Bisher haben wir uns mit einer statischen Sicht auf die Berechtigungshierarchie befasst, die dazu führt, dass ein Mitarbeiter Berechtigungen auf eine Ressource hat. Diese statische Sicht beinhaltet nur die Aussage, dass der Mitarbeiter aufgrund seiner Berechtigungsstruktur potenziell Zugriff hat. Ob er den Zugriff tatsächlich genutzt hat, ob also die Berechtigungsstruktur wirksam ist, entscheidet sich zur Laufzeit. Hier tritt ein wesentlicher Unterschied zweier Systeme zutage:
- Das Berechtigungsmanagement-System, bestehend aus IAM-System, Active-Directory, den Gruppen-in-Gruppen-Verschachtelungen und den Access Control Lists auf den Ressourcen, legt die potenziellen Berechtigungen fest (statische Sicht)
- Das Zugriffskontrollsystem prüft zur Laufzeit, ob ein konkreter Zugriffsversuch zulässig ist oder nicht. Erst durch diese Instanz wird eine Berechtigung wirksam.
Auch im IT-System „Windows“ ist es wichtig, zwischen der Datenhaltung und der Zugriffskontrolle zu unterscheiden: das Active Directory ist eine Windows-Komponente, aber es ist nicht das Zugriffskontrollsystem. Vielmehr hält es die Berechtigungsdaten vor, die das Windows-Zugriffskontrollsystem zur Ausübung der Zugriffskontrolle benötigt.
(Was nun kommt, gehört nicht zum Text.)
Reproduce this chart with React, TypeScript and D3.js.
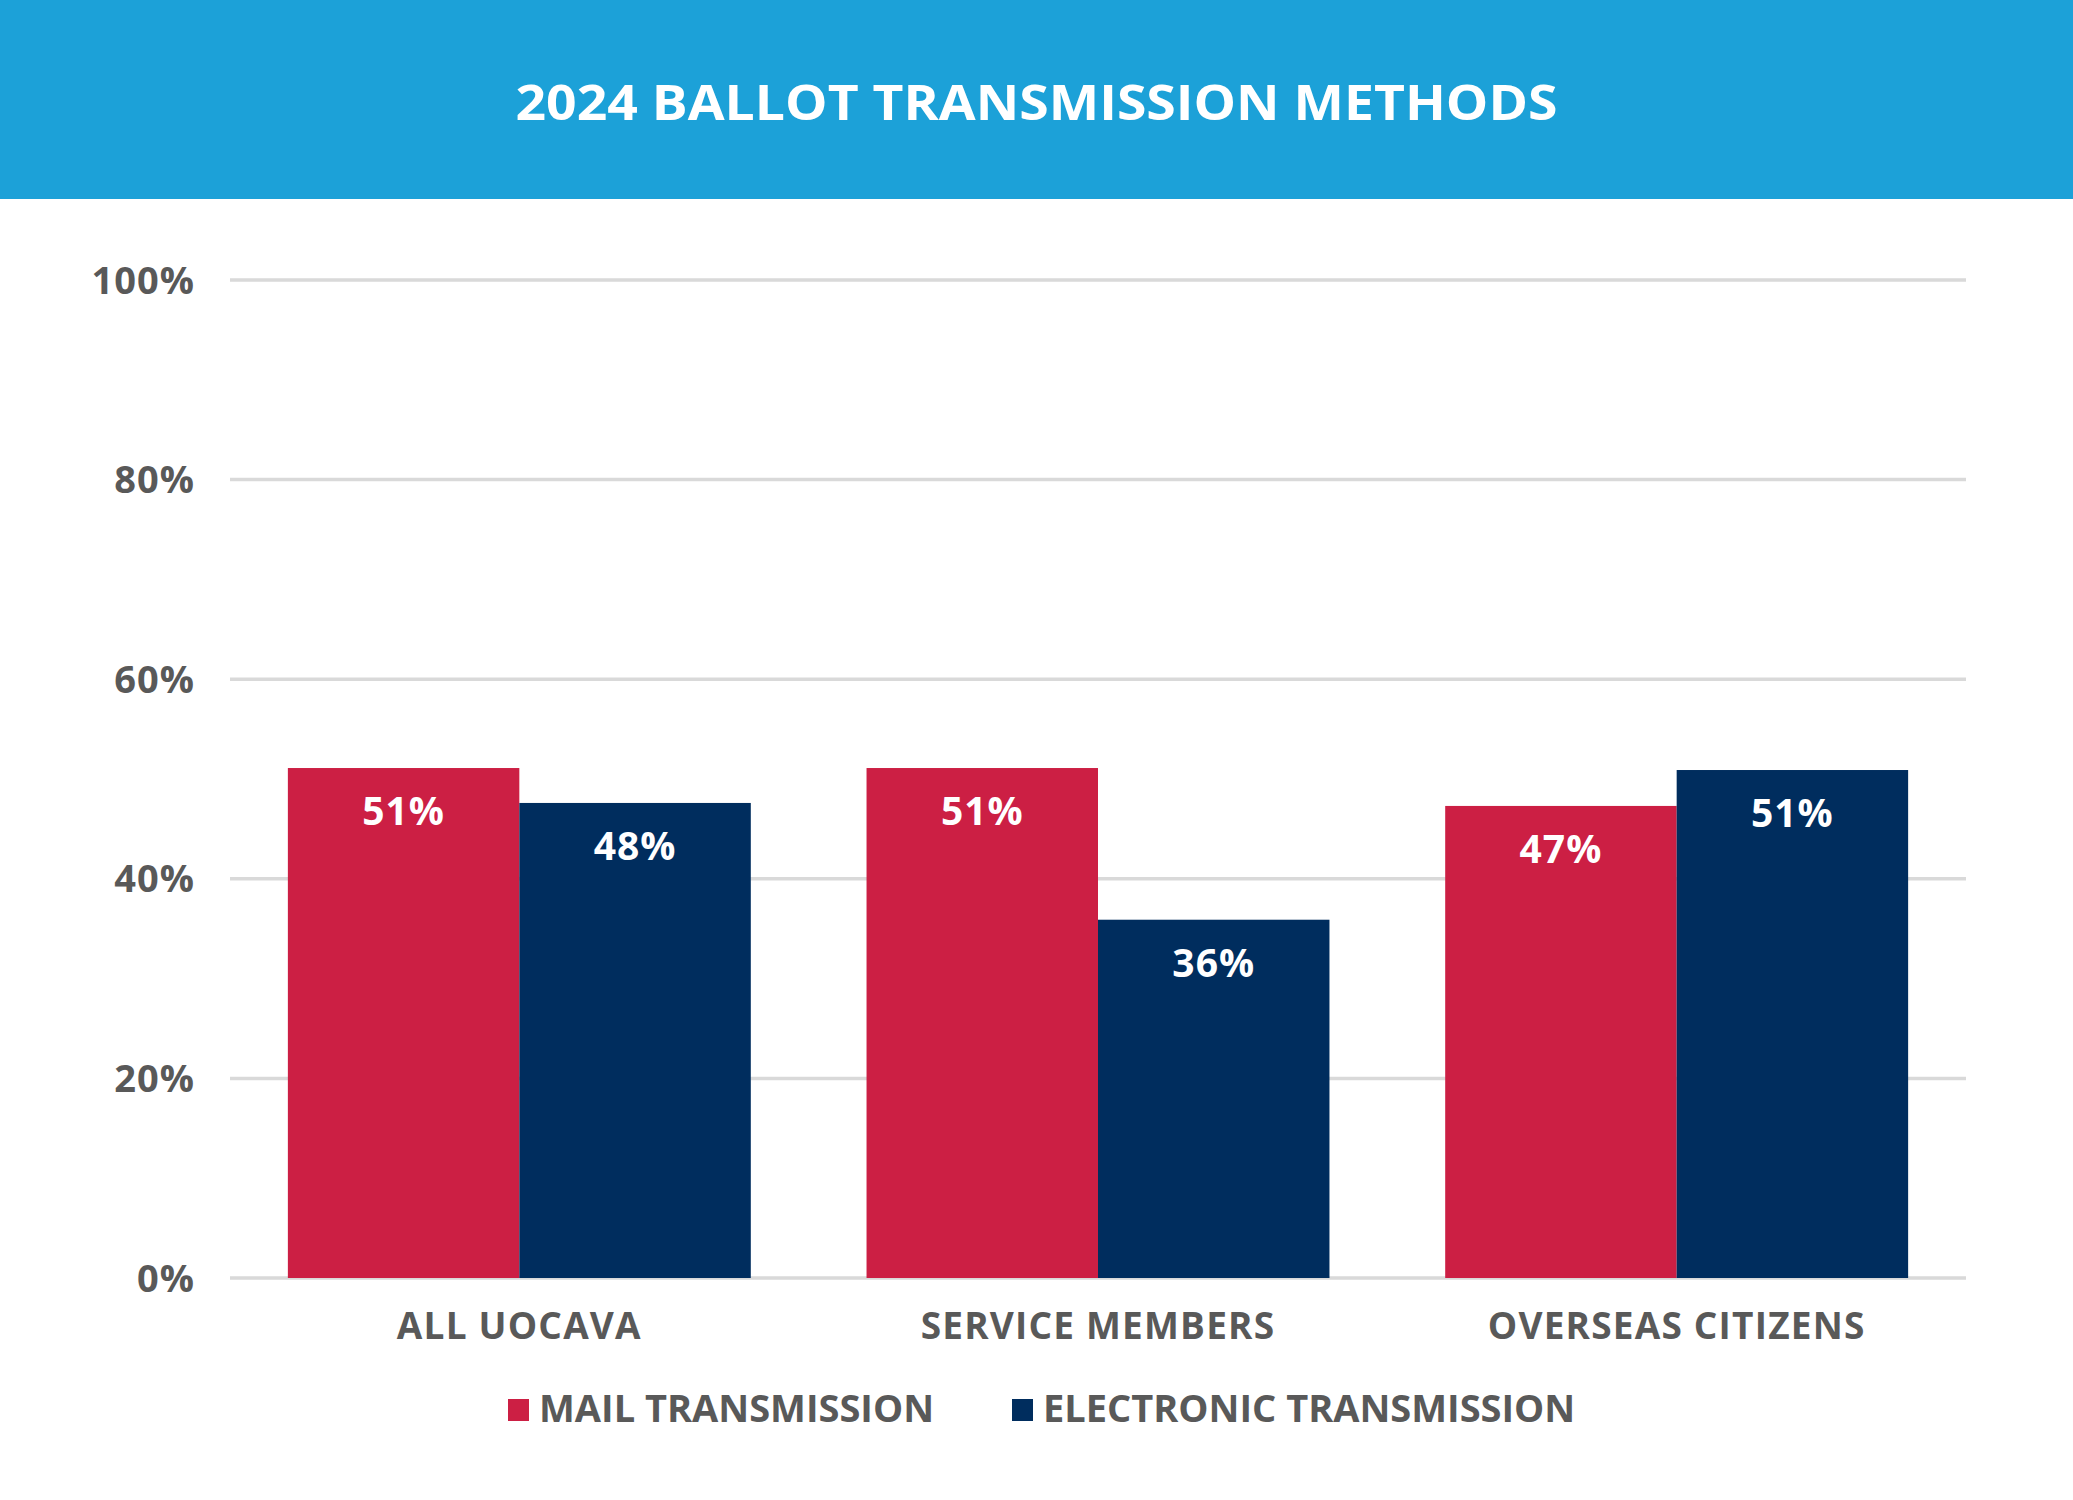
import * as d3 from "d3";
import React, { useEffect } from "react";

const categories = ["ALL UOCAVA", "SERVICE MEMBERS", "OVERSEAS CITIZENS"];
const seriesNames = ["MAIL TRANSMISSION", "ELECTRONIC TRANSMISSION"];
const mailValues = [51.1, 51.1, 47.3];
const electronicValues = [47.6, 35.9, 50.9];
const yTicks = [0, 20, 40, 60, 80, 100];

const colors = ["#cc1f44", "#002d5e"];
const font = "'Open Sans', sans-serif";
const grey = "#595959";

const W = 2073;
const H = 1500;
const margin = { top: 280, right: 107, bottom: 222, left: 230 };

const App = () => {
  useEffect(() => {
    document.body.style.margin = "0";
  }, []);

  const x = d3
    .scaleBand()
    .domain(categories)
    .range([margin.left, W - margin.right])
    .paddingInner(0.2)
    .paddingOuter(0.1);

  const xs = d3
    .scaleBand()
    .domain(seriesNames)
    .range([0, x.bandwidth()]);

  const y = d3
    .scaleLinear()
    .domain([0, 100])
    .range([H - margin.bottom, margin.top]);

  const series = [mailValues, electronicValues];

  return (
    <svg width={W} height={H} style={{ display: "block" }}>
      <rect x={0} y={0} width={W} height={H} fill="#ffffff" />
      <rect x={0} y={0} width={W} height={199} fill="#1ca1d8" />
      <text
        x={W / 2}
        y={120}
        textAnchor="middle"
        fill="#ffffff"
        fontFamily={font}
        fontWeight={700}
        fontSize={49}
        textLength={1042}
        lengthAdjust="spacingAndGlyphs"
      >
        2024 BALLOT TRANSMISSION METHODS
      </text>

      {/* gridlines + y labels */}
      {yTicks.map((t) => (
        <g key={t}>
          <line
            x1={margin.left}
            x2={W - margin.right}
            y1={y(t)}
            y2={y(t)}
            stroke="#d9d9d9"
            strokeWidth={3.5}
          />
          <text
            x={195}
            y={y(t)}
            dy="0.36em"
            textAnchor="end"
            fill={grey}
            fontFamily={font}
            fontWeight={700}
            fontSize={38}
            letterSpacing={1}
          >
            {t}%
          </text>
        </g>
      ))}

      {/* bars */}
      {categories.map((c, i) => (
        <g key={c} transform={`translate(${x(c)},0)`}>
          {series.map((vals, s) => (
            <g key={s}>
              <rect
                x={xs(seriesNames[s])}
                y={y(vals[i])}
                width={xs.bandwidth()}
                height={y(0) - y(vals[i])}
                fill={colors[s]}
              />
              <text
                x={(xs(seriesNames[s]) as number) + xs.bandwidth() / 2}
                y={y(vals[i]) + 57}
                textAnchor="middle"
                fill="#ffffff"
                fontFamily={font}
                fontWeight={700}
                fontSize={39}
                letterSpacing={1}
              >
                {Math.round(vals[i])}%
              </text>
            </g>
          ))}
          <text
            x={x.bandwidth() / 2}
            y={1339}
            textAnchor="middle"
            fill={grey}
            fontFamily={font}
            fontWeight={700}
            fontSize={37}
            letterSpacing={1.2}
          >
            {c}
          </text>
        </g>
      ))}

      {/* legend */}
      {seriesNames.map((n, s) => {
        const lx = [508, 1012][s];
        return (
          <g key={n}>
            <rect x={lx} y={1399} width={21} height={22} fill={colors[s]} />
            <text
              x={lx + 31}
              y={1422}
              fill={grey}
              fontFamily={font}
              fontWeight={700}
              fontSize={38}
            >
              {n}
            </text>
          </g>
        );
      })}
    </svg>
  );
};

export default App;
Wenn ich also im Active Directory manuell oder über ein IAM-System Berechtigungsstrukturen verwalten kann, sagt mir das noch nicht viel über deren Wirksamkeit. Folgende Fallstricke könnte es zwischen den Ebenen 5 und 8 in unserem Modell geben:
- Eine Gruppe ist nicht unmittelbar oder (über Verschachtelungen) in der ACL einer Ressource genutzt. Ergebnis: Gruppenmitgliedschaft des Accounts ohne jegliche Wirkung
- Überlappung mehrere Gruppen in den Einzelrechten der ACLs. Ergebnis: der Entzug einer Gruppenmitgliedschaft entzieht dem Account nicht die potenzielle Berechtigung auf die Ressource, da es für sie noch einen anderen Pfad in der Berechtigungshierarchie gibt
Darüber hinaus gibt es noch einen vor allem bei Entzügen problematischen Effekt, der sich aus einem Caching-Mechanismus in Windows ergibt, der gerne vergessen wird: das Access Token.
Das Access Token wird beim Login eines Accounts an einer Windows-Arbeitsstation vom Login-Manager ermittelt und fortan bei jeder Authentifikations- oder Autorisierungsanfrage eines anderen Windows-Rechners (bspw. eines File-Servers) vorgezeigt. Im Access Token stehen alle Berechtigungen des Accounts zum Zeitpunkt des Entstehens des Tokens, die sich aus dem Active Directory ermitteln lassen, darunter alle direkten Gruppenmitgliedschaften. Insbesondere stehen im Access Token nicht
- Mittelbare Gruppenmitgliedschaften, die sich durch Gruppen-Verschachtelungen innerhalb des Active Directories ergeben
- Mittelbare Gruppenmitgliedschaften in Server-lokalen Gruppen
- Berechtigungen in ACLs mittelbarer oder unmittelbarer Art auf den (allen) Windows-Servern und -Arbeitsstationen der Domäne
Ändern sich also Berechtigungsstrukturen im Active Directory, bspw. durch Hinzufügen von Gruppenmitgliedschaften zum Account, durch Entzug von Gruppenmitgliedschaften oder durch Änderungen an der Gruppenverschachtelung, so hat dies erst zeitverzögerte Auswirkungen auf das Access Token: erst beim nächsten Login wird es neu berechnet.
Wenden wir uns der zweiten der beiden Eingangsfragen zu: Was sind aktuell seine (Herrn Meiers) wirksamen Berechtigungen? Die aktuell wirksamen Berechtigungen eines Windows-Accounts stehen entweder direkt im Access Token oder werden von ihm abgeleitet, z.B. in dem ein File-Server das Access Token liest und sein Zugriffskontrollsystem dem Account nachfolgend einen Zugriff auf eine Ressource gewährt oder verwehrt. Kann ich das im IAM-System sehen? Antwort: nein.